City and state transportation officials installed dozens of barriers along the Hudson River Greenway in the days after the Oct. 31 attack in hopes of preventing vehicles from entering the park’s pedestrian and bicycle paths in the future.
The Oct. 31 vehicle attack started near Pier 40, at Houston Street, where the driver steered his rented truck from West Street onto the bike path and sped south, targeting users of the crowded, narrow trail. The driver was shot and apprehended by police after he collided with a school bus near Stuyvesant High School. Police identified the suspect as Sayfullo Saipov, 29, an Uzbek immigrant who they said was inspired by the Islamic State.
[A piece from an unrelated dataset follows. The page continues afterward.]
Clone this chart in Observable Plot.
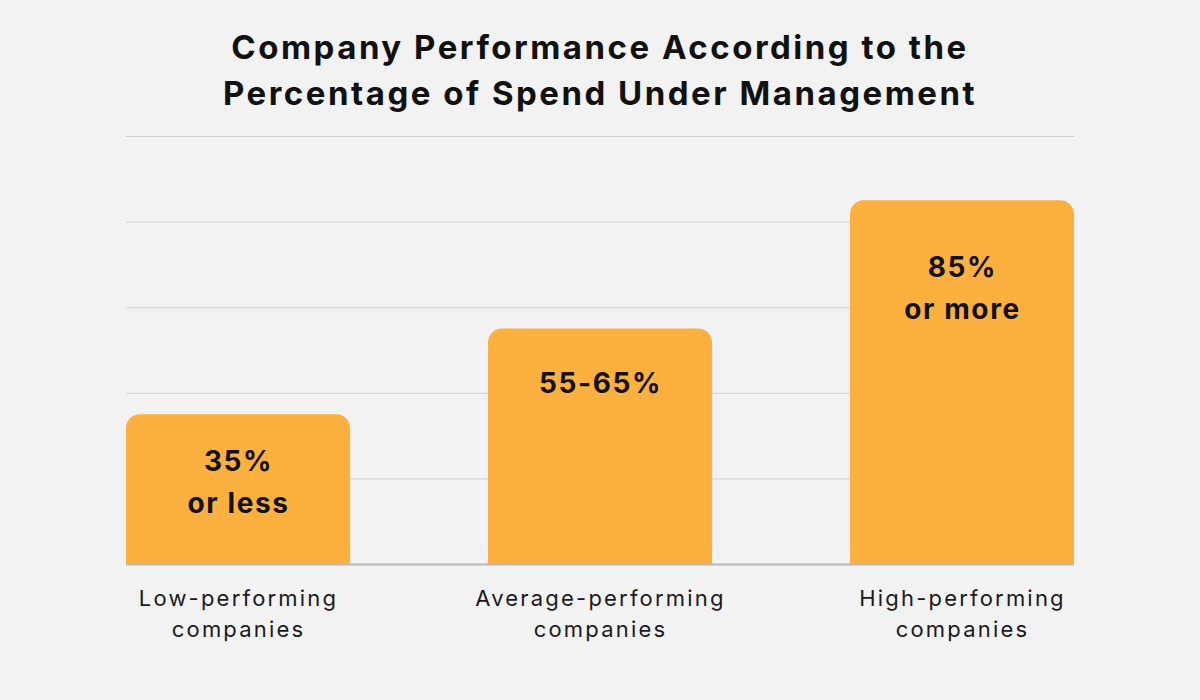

The attack marked the second time this year that a driver left a Manhattan street to target bystanders. In May, an intoxicated driver made an abrupt u-turn onto a Times Square sidewalk and plowed through pedestrians for three blocks, killing one person and injuring 22 others. The vehicle in the Times Square attack came to a stop when it struck a metal bollard on a street corner, which likely prevented further injuries. Additional bollards were installed in Times Square after the incident.
Mayor Bill de Blasio said after the bike path attack that while it would be “very hard” to put bollards on every corner in the city, the city will install them in “key places” and learn from each incident. Bills have been introduced in both the House and Senate that would dedicate federal money to fund the installation of such barriers.
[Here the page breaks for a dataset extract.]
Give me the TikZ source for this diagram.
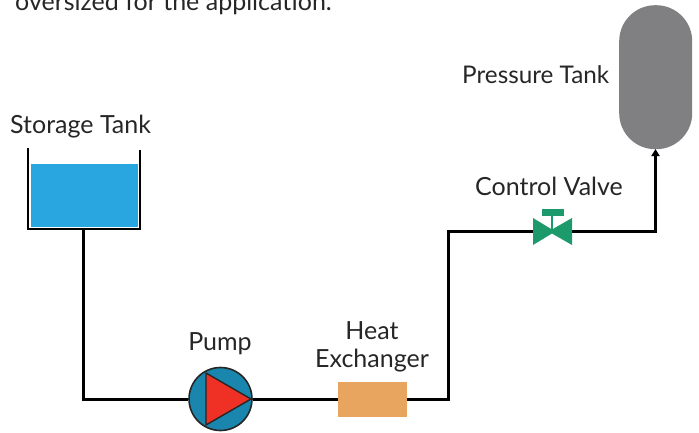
\documentclass[tikz,border=0pt]{standalone}
\usepackage{fontspec}
\setmainfont{Lato}
\usetikzlibrary{arrows.meta}
\definecolor{water}{HTML}{29A6E0}
\definecolor{pumpblue}{HTML}{1A86AE}
\definecolor{pumpred}{HTML}{EE3124}
\definecolor{valvegreen}{HTML}{1C9A6C}
\definecolor{hxorange}{HTML}{E8A55F}
\definecolor{tankgrey}{HTML}{808082}
\definecolor{txt}{HTML}{262626}
\tikzset{
  pipe/.style={draw=black,line width=3pt,line join=miter},
  wall/.style={draw=black,line width=2.8pt},
  lbl/.style={text=txt,font=\fontsize{25}{30}\selectfont,inner sep=0pt,align=center},
}
\begin{document}
\begin{tikzpicture}[x=1pt,y=-1pt]
\useasboundingbox (0,0) rectangle (699,432);
\clip (0,0) rectangle (699,432);
% clipped caption
\node[lbl,anchor=base west] (cap) at (15,10) {oversized for the application.};
% storage tank
\node[fill=water,minimum width=107pt,minimum height=63pt,inner sep=0pt,anchor=north west] (water) at (31,164) {};
\coordinate (tl) at (28,148);
\coordinate (tr) at (140,150);
\coordinate (bl) at (28,229);
\coordinate (br) at (140,229);
\draw[wall,line join=miter] (tl) -- (bl) -- (br) -- (tr);
\coordinate (tankout) at (83.5,229);
% pump
\node[circle,draw=black!85,line width=1.6pt,fill=pumpblue,minimum size=63pt,inner sep=0pt] (pump) at (220.5,399) {};
% heat exchanger
\node[fill=hxorange,minimum width=69pt,minimum height=35pt,inner sep=0pt,anchor=north west] (hx) at (338,382) {};
% valve
\coordinate (valve) at (552,231.5);
\coordinate (vl) at (533,231.5);
\coordinate (vr) at (572,231.5);
% pressure tank
\node[fill=tankgrey,rounded corners=36pt,minimum width=73pt,minimum height=144pt,inner sep=0pt,anchor=north west] (ptank) at (619,5) {};
% pipes
\coordinate (c1) at (83.5,399);
\coordinate (c2) at (448,399);
\coordinate (c3) at (448,231.5);
\coordinate (c4) at (655.5,231.5);
\coordinate (c5) at (655.5,149);
\draw[pipe] (tankout) -- (c1) -- (pump.west);
\draw[pipe] (pump.east) -- (hx.west |- pump.east);
\draw[pipe] (hx.east |- pump.east) -- (c2) -- (c3) -- (vl);
\draw[pipe,-{Triangle[length=7pt,width=8pt]}] (vr) -- (c4) -- (c5);
% pump triangle
\draw[fill=pumpred,draw=black!85,line width=1.4pt,line join=round] (206,373) -- (251,399) -- (206,425) -- cycle;
% valve glyph
\fill[valvegreen] (533,218) -- (552,229.5) -- (572,218) -- (572,245) -- (552,233.5) -- (533,245) -- cycle;
\draw[valvegreen,line width=2.4pt] (552,231) -- (552,214);
\fill[valvegreen] (542,209) rectangle (564,216);
% labels
\node[lbl,anchor=base west] (l1) at (10,133) {Storage Tank};
\node[lbl,anchor=base west,font=\fontsize{24.3}{29}\selectfont] (l2) at (462,83) {Pressure Tank};
\node[lbl,anchor=base west] (l3) at (475,195) {Control Valve};
\node[lbl,anchor=base] (l4) at (220,350) {Pump};
\node[lbl,anchor=base] (l5) at (372,339) {Heat};
\node[lbl,anchor=base] (l6) at (372,367) {Exchanger};
\end{tikzpicture}
\end{document}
Jenni Hesterman, a retired Air Force colonel and author of the textbook “Soft Target Hardening,” said that she recognizes that traffic safety measures can sometimes inconvenience bikers and pedestrians. “When you put up bollards and barricades it can really start to impact daily life for people, but there are examples of how to do it effectively,” she said.
“In a city like New York, there’s just a soft target on every corner,” Hesterman said, adding that authorities must focus on areas of particular vulnerability. “What towns and cities need to look at is where these promenades are where a vehicle could mount the curb and get to a high rate of speed,” she said.
Hesterman said that decision makers can find useful input about vulnerable locations from the people who use public spaces every day and know them best. “The users often see spaces through different eyes than the people who design them,” she said.
“The bad guys want us to get comfortable and complacent and not fight back,” she added. “We can’t feel helpless. There are things that we can do based on learning from past attacks.”
Officials said that the bulky concrete barricades placed along the West Side bike path last week were a temporary measure until permanent solutions, possibly including metal bollards, could be put in place.
Paul Steely White, executive director of the bicycle safety advocacy group Transportation Alternatives called the temporary barriers a “safety hazard,” claiming in a statement that the concrete walls dangerously channel two-way bike traffic into narrow spaces. White called on authorities to “immediately remove these concrete barriers, and instead install permanent, precisely placed bollards on high volume bike and pedestrian paths citywide”
A week after the attack, Ryan Thomas, 25, biked to the site of a makeshift memorial to the victims near Pier 40 to pay his respects. Thomas, a Staten Island resident who until recently worked on the West Side and used the path every day, said that he hadn’t noticed much of an impact from the concrete barriers on light midday bike traffic as he rode to the memorial. “It could create a bottleneck of bikers when it’s crowded, but I see the need for them,” he said. “It’s a precaution that we can see now should probably already have been in place.”